Si on voulait être vraiment rationnel, selon Nietzsche, il faudrait commencer par détruire la Culture. Il n'est pas normal qu'un individu parle français à Strasbourg, alors que si il était né à seulement quelques kilomètres de là outre-Rhin, il parlerait allemand. Le meilleur pour lui-même, si on était purement rationnel à 100%, c'est de le laisser tout seul parler sa propre et unique langue, former ses propres syllabes qui seraient une conséquence de l'interaction entre son corps et son environnement. Après tout pourquoi est-ce qu'on dit "aïe" quand on a mal en France, alors qu'en GB on dit "ouch"? Le vrai son pour exprimer la douleur devrait être individuel, laissons un individu grandir tout seul dans la jungle et tapons-le, le son de douleur qu'il exprimera sera le sien et ce sera lui le vrai son. C'est en laissant l'individu seul face à ses propres plaisirs qu'il découvrira le vrai "moi" qu'il y a en lui. Etre en harmonie avec ce qu'on est "vraiment", c'est un autre sens de la liberté, d'où sa fameuse phrase "devient ce que tu es". Je pense qu'en voyant tout ce monde prendre le métro chaque jour comme du bétail, toutes ces guerres nationalistes à n'en plus finir, Nietzsche serait dégoûté du monde d'aujourd'hui.

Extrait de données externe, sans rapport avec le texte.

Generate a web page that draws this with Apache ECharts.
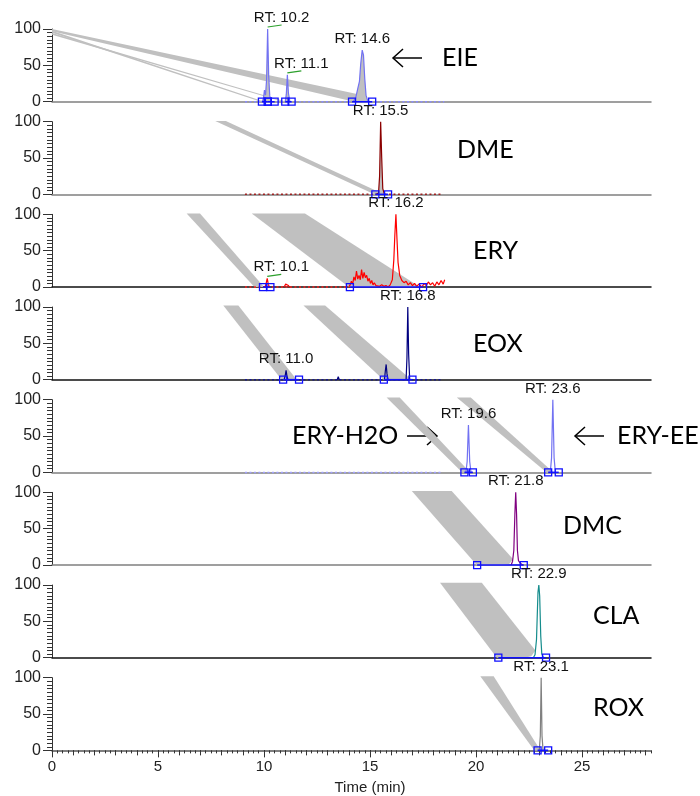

Alors voilà, rationnalisme, rationnalisme, il y en a plein des "rationnalismes".

Posté
Il est donc beaucoup plus important historiquement que ce qu'on pourrait penser, car il a théorisé en partie le bipartisme de la démocratie occidentale: le progressisme face au conservatisme, 2 forces moteurs dans l'élaboration des idées et qui animent la vie politique en Occident.

La séparation essentielle entre gauche et droite ne se fait pas sur des critères du temps, ce n'est pas une opposition entre des monarchistes et des républicains, entre démocrates et républicains, ou encore entre socialistes et libéraux. Rien de tout ça, la véritable séparation entre la gauche et la droite, c'est une séparation entre progressistes et conservateurs, entre une force qui veut réformer et une autre qui protège le statu quo. Je pense que depuis déjà plus de 200 ans ça n'a jamais vraiment changé, on en est toujours au même point.

Ce propos - bipolarité - est en contradiction avec toutes les études politiques que j'ai pu lire, qu'elles soient celles de René Rémond, Gauchet, Dupuy, Hayek, etc. Et le passage que j'ai cité résume, à mon sens, très bien, le véritable apport du libéralisme, et pourrait-on dire, son sens profond pour tenter de résoudre le problème du pouvoir et de l'origine de la loi, qui, en plus d'être un problème complexe, peut avoir des conséquences très facheuses. J'en serai presque à dire que qui n'a pas compris ça n'a pas compris la rupture qu'introduit le libéralisme avec les autres idéologies politiques.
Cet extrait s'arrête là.